HOUSTON — The White Sox were nicely positioned for a 2-0 start.
Against a team that received its World Series rings before the game.
At their ballpark.
How big would that have been for a team aiming to erase the stench of 2022 and facing a rough April schedule starting with four games in Houston against the Astros.
“I’d take 2-0 against anybody,” Sox reliever Kendall Graveman said after the Astros rallied against him and left-hander Jake Diekman for a 6-3 win Friday at Minute Maid Park.
With a 3-0 lead and Lance Lynn on the mound, a 2-0 start was there for the taking. Lynn was one pitch away from following Dylan Cease’s Opening Day masterpiece and getting through six innings of scoreless, one-hit ball, but former Sox Jose Abreu lined a single in front of center fielder Luis Robert and Kyle Tucker homered to center, cutting the Sox’ advantage to 3-2.
In the seventh, a three-run double by slugger Yordan Alvarez against Diekman put the Astros in front 5-3. Graveman, pitching for the second straight night, set things up for Alvarez when he sandwiched walks to free-swinging Martin Maldonado and Alex Bregman around a parachute single by Jeremy Pena that Gold Glove left fielder Andrew Benintendi didn’t appear to read well.
“Shouldn’t put Diek in that situation,” said Graveman, a former Astro. “You can’t walk Maldy there.

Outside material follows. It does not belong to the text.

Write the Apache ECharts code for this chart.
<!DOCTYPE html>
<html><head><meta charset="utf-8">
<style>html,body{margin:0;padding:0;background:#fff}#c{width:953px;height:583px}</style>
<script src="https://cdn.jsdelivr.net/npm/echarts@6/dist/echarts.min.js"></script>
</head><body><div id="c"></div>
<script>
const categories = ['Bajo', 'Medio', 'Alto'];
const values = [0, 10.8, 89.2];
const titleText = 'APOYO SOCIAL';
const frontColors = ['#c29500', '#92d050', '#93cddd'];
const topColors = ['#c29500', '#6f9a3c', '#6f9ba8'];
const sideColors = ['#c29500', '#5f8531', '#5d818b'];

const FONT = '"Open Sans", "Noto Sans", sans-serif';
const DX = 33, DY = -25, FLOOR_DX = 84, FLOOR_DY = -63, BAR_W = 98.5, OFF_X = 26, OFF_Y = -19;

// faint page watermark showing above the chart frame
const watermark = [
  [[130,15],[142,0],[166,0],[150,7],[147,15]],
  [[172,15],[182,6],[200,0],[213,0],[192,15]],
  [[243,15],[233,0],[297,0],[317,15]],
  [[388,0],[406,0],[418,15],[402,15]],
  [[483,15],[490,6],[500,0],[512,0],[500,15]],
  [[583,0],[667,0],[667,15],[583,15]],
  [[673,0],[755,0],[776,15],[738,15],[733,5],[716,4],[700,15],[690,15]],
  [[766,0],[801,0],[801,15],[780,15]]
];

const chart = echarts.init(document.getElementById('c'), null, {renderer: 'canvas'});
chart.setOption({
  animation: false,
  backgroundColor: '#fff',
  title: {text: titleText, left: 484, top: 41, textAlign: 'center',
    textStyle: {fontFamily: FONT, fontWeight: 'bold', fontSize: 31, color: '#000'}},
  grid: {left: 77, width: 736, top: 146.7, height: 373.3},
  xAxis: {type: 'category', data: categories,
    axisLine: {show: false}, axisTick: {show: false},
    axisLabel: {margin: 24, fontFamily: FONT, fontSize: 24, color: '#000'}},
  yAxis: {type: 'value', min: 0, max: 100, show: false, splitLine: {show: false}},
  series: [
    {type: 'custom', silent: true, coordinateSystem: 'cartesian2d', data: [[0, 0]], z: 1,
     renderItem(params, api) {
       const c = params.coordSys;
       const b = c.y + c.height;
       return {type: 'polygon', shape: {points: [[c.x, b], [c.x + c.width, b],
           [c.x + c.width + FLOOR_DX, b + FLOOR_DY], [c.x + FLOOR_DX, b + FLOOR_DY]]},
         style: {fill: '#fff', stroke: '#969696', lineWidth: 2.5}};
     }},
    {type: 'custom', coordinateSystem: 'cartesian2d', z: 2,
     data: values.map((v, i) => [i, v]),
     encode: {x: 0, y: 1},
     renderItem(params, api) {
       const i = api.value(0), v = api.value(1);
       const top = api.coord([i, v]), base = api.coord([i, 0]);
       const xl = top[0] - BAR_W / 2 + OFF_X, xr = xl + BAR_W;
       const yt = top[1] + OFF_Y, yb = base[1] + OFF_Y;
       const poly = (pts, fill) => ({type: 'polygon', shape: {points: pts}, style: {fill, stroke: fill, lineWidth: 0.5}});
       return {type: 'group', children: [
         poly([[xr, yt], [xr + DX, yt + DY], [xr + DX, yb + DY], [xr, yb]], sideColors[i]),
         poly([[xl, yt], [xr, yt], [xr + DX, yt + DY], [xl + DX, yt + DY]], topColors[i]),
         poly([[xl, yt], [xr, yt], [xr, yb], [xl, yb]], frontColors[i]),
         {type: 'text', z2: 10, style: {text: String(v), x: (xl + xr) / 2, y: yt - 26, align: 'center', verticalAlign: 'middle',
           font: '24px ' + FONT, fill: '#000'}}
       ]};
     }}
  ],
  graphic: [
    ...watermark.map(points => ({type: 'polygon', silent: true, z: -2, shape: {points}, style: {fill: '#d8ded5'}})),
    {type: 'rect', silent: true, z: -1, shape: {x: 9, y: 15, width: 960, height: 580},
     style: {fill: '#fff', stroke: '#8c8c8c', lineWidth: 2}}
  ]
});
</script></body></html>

That’s the game. Gotta be better than that. That game’s on me, solely.”
Lynn begged to differ, taking responsibility of his own.
“I walked too many guys and then gave up the homer in the sixth,” he said. “It’s on me. I have to get through that inning. If I get through that inning, we’ve got a chance to win. Put the bullpen in a bad spot.”

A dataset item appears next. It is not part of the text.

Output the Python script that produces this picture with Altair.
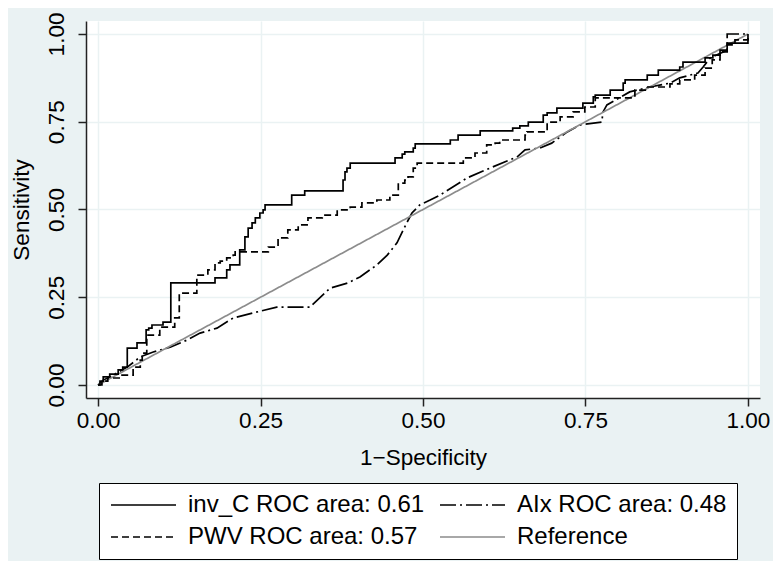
import altair as alt
import pandas as pd

# ROC points (1-Specificity, Sensitivity)
invc_x = [0.0, 0.003, 0.008, 0.018, 0.031, 0.038, 0.045, 0.060, 0.074, 0.078, 0.083, 0.100, 0.112,
          0.180, 0.198, 0.203, 0.218, 0.226, 0.231, 0.237, 0.242, 0.249, 0.254, 0.257, 0.298, 0.318,
          0.377, 0.380, 0.383, 0.388, 0.457, 0.468, 0.472, 0.485, 0.488, 0.542, 0.554, 0.588, 0.638,
          0.649, 0.662, 0.685, 0.691, 0.706, 0.746, 0.762, 0.765, 0.788, 0.808, 0.811, 0.845, 0.862,
          0.895, 0.900, 0.934, 0.946, 0.957, 0.968, 1.0]
invc_y = [0.0, 0.011, 0.023, 0.031, 0.043, 0.051, 0.105, 0.120, 0.157, 0.162, 0.171, 0.179, 0.291,
          0.305, 0.328, 0.342, 0.385, 0.422, 0.447, 0.462, 0.476, 0.490, 0.499, 0.513, 0.541, 0.553,
          0.584, 0.607, 0.618, 0.632, 0.647, 0.658, 0.664, 0.675, 0.687, 0.698, 0.712, 0.724, 0.732,
          0.738, 0.749, 0.769, 0.775, 0.789, 0.803, 0.821, 0.826, 0.840, 0.860, 0.869, 0.883, 0.897,
          0.906, 0.920, 0.932, 0.940, 0.954, 0.974, 1.0]

pwv_x = [0.0, 0.006, 0.015, 0.034, 0.054, 0.065, 0.068, 0.075, 0.095, 0.118, 0.125, 0.152, 0.169,
         0.180, 0.188, 0.198, 0.208, 0.211, 0.262, 0.277, 0.292, 0.308, 0.323, 0.345, 0.368, 0.388,
         0.406, 0.429, 0.449, 0.462, 0.472, 0.477, 0.485, 0.491, 0.562, 0.580, 0.598, 0.611, 0.618,
         0.657, 0.660, 0.691, 0.711, 0.731, 0.749, 0.765, 0.826, 0.846, 0.880, 0.895, 0.918, 0.934,
         0.945, 0.957, 0.968, 0.980, 1.0]
pwv_y = [0.0, 0.011, 0.020, 0.028, 0.051, 0.071, 0.091, 0.142, 0.165, 0.191, 0.262, 0.313, 0.328,
         0.348, 0.353, 0.362, 0.370, 0.379, 0.393, 0.419, 0.442, 0.456, 0.476, 0.484, 0.499, 0.507,
         0.519, 0.527, 0.541, 0.575, 0.584, 0.593, 0.618, 0.632, 0.647, 0.661, 0.684, 0.689, 0.698,
         0.712, 0.721, 0.749, 0.764, 0.778, 0.792, 0.818, 0.840, 0.849, 0.858, 0.869, 0.883, 0.903,
         0.926, 0.949, 0.969, 0.983, 1.0]

aix_x = [0.0, 0.008, 0.018, 0.045, 0.065, 0.085, 0.111, 0.137, 0.157, 0.183, 0.208, 0.238, 0.275,
         0.326, 0.357, 0.385, 0.403, 0.429, 0.445, 0.460, 0.475, 0.483, 0.495, 0.511, 0.526, 0.568,
         0.603, 0.645, 0.657, 0.680, 0.698, 0.722, 0.742, 0.775, 0.777, 0.783, 0.818, 0.849, 0.880,
         0.895, 0.923, 0.931, 0.942, 0.968, 0.968, 1.0]
aix_y = [0.0, 0.014, 0.023, 0.051, 0.080, 0.094, 0.108, 0.128, 0.148, 0.162, 0.191, 0.205, 0.222,
         0.222, 0.276, 0.291, 0.308, 0.342, 0.370, 0.405, 0.462, 0.490, 0.513, 0.527, 0.541, 0.590,
         0.618, 0.650, 0.670, 0.675, 0.689, 0.721, 0.741, 0.749, 0.778, 0.798, 0.835, 0.849, 0.860,
         0.875, 0.889, 0.906, 0.932, 0.954, 1.0, 1.0]

ref_x = [0.0, 1.0]
ref_y = [0.0, 1.0]

series_names = ["inv_C ROC area: 0.61", "AIx ROC area: 0.48", "PWV ROC area: 0.57", "Reference"]
series_colors = ["#000000", "#000000", "#000000", "#8c8c8c"]
series_dash = [[1, 0], [16, 4, 2, 4], [7, 4], [1, 0]]

frames = []
for name, xs, ys in zip(series_names, [invc_x, aix_x, pwv_x, ref_x], [invc_y, aix_y, pwv_y, ref_y]):
    frames.append(pd.DataFrame({"series": name, "fpr": xs, "tpr": ys, "idx": range(len(xs))}))
df = pd.concat(frames, ignore_index=True)

FONT = "Liberation Sans"

x_enc = alt.X("fpr:Q", title="1−Specificity",
              scale=alt.Scale(domain=[-0.0185, 1.0185], nice=False, zero=False),
              axis=alt.Axis(values=[0, 0.25, 0.5, 0.75, 1.0], format=".2f"))
y_enc = alt.Y("tpr:Q", title="Sensitivity",
              scale=alt.Scale(domain=[-0.037, 1.037], nice=False, zero=False),
              axis=alt.Axis(values=[0, 0.25, 0.5, 0.75, 1.0], format=".2f",
                            labelAngle=270, labelAlign="center", labelBaseline="bottom"))
color_enc = alt.Color("series:N",
                      scale=alt.Scale(domain=series_names, range=series_colors),
                      legend=alt.Legend(title=None, orient="none", legendX=13, legendY=462,
                                        direction="horizontal", columns=2,
                                        symbolType="M-1,0H5.5", symbolSize=400,
                                        symbolStrokeWidth=1.6, labelFontSize=24, labelFont=FONT,
                                        labelLimit=0, padding=10, rowPadding=8, columnPadding=11,
                                        labelOffset=55, strokeColor="#000000", fillColor="#ffffff",
                                        labelColor="#000000"))

base = alt.Chart(df).encode(x=x_enc, y=y_enc, color=color_enc,
                            strokeDash=alt.StrokeDash("series:N",
                                                      scale=alt.Scale(domain=series_names, range=series_dash)),
                            order="idx:Q")

steps = base.transform_filter(
    alt.FieldOneOfPredicate(field="series", oneOf=[series_names[0], series_names[2]])
).mark_line(interpolate="step-after", strokeWidth=1.7)

lines = base.transform_filter(
    alt.FieldOneOfPredicate(field="series", oneOf=[series_names[1], series_names[3]])
).mark_line(strokeWidth=1.7)

chart = alt.layer(lines, steps).properties(
    width=674, height=377,
    autosize=alt.AutoSizeParams(type="none"),
    padding={"left": 78, "top": 13, "right": 13, "bottom": 163},
    background="#eaf2f3",
).configure_view(fill="#ffffff", stroke=None).configure_axis(
    labelFont=FONT, titleFont=FONT, labelFontSize=22.5, titleFontSize=22.5,
    labelColor="#000000", titleColor="#000000", titleFontWeight="normal",
    domainColor="#222222", domainWidth=1.5, tickColor="#222222", tickWidth=1.5, tickSize=8,
    gridColor="#eaf2f3", gridWidth=1.5,
).configure_axisY(titlePadding=12, labelPadding=10).configure_axisX(titlePadding=15, labelPadding=3)

chart.save("out.html", embed_options={"renderer": "svg", "actions": False})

Alvarez was 3-for-7 lifetime against Diekman, but with lefty Aaron Bummer not available after pitching in the opener, manager Pedro Grifol went to his other lefty reliever. Diekman grooved a belt-high sinker to Alvarez.

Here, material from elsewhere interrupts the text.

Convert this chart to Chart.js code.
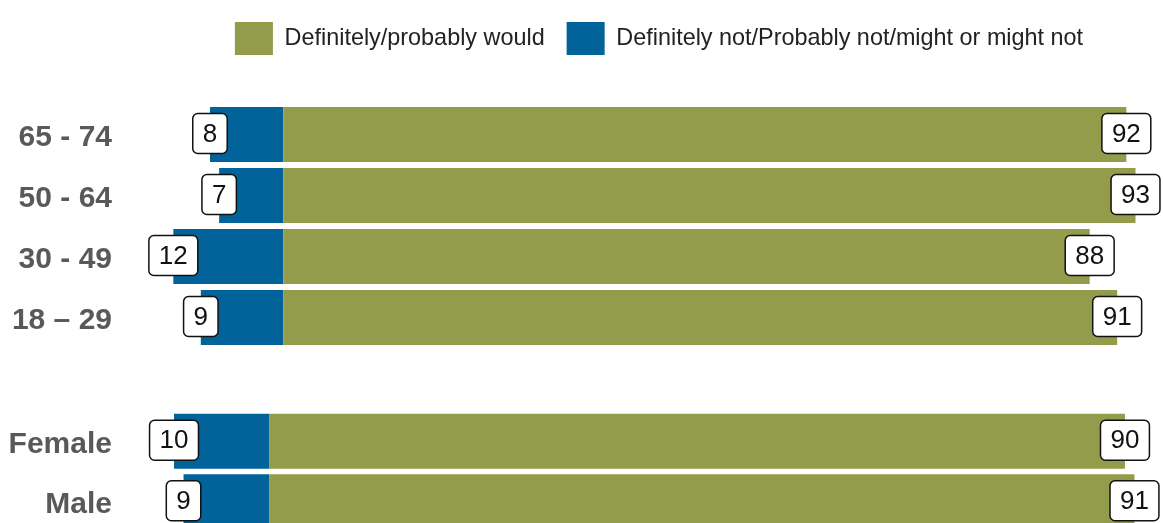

“Yeah, I thought that was the right move to bring him in there,” Grifol said. “Alvarez is just a good hitter. He left a fastball out over the plate a little bit, and he made a good swing on it. I liked the matchup, for sure.”
Alvarez banged one beyond Benintendi’s reach near the left-center-field wall, improving to 4-for-8 against Diekman.
David Hensley’s RBI single against Jose Ruiz in the eighth gave the Astros a 6-3 lead.
Lynn was given a 3-0 lead to work with on Eloy Jimenez’s RBI double in the first against Cristian Javier and doubles on consecutive pitches in the sixth by Benintendi, Jimenez and Yoan Moncada. Moncada went 3-for-4 and delivered the knockout blow to the Astros’ starter.
Lynn walked four but kept the Astros in check through the first five innings. He struck out six and allowed just three hits.
“When you don’t go six innings, you didn’t do your job as a starter,” Lynn said. “So I didn’t do my job tonight, and it cost us the game.”
It was a solid start nonetheless after Cease became the fourth pitcher in American League history with no walks and 10-plus strikeouts on Opening Day, joining Hall of Famers Walter Johnson (1916) and Mike Mussina (1998), and Jered Weaver (2012).
“To go toe-to-toe with them and put that much pressure on them and then to ultimately walk out with the win, we couldn’t ask for a better start to a season,” Cease said Thursday.
A win Friday guaranteeing a season-opening four-game split with the potential for more would have been doubly sweet for the Sox.
But that got soured by the bullpen.
“We’re 1-1,” Lynn said. “That’s it. It’s two games in. Everybody is playing hard, and that’s all you ask.”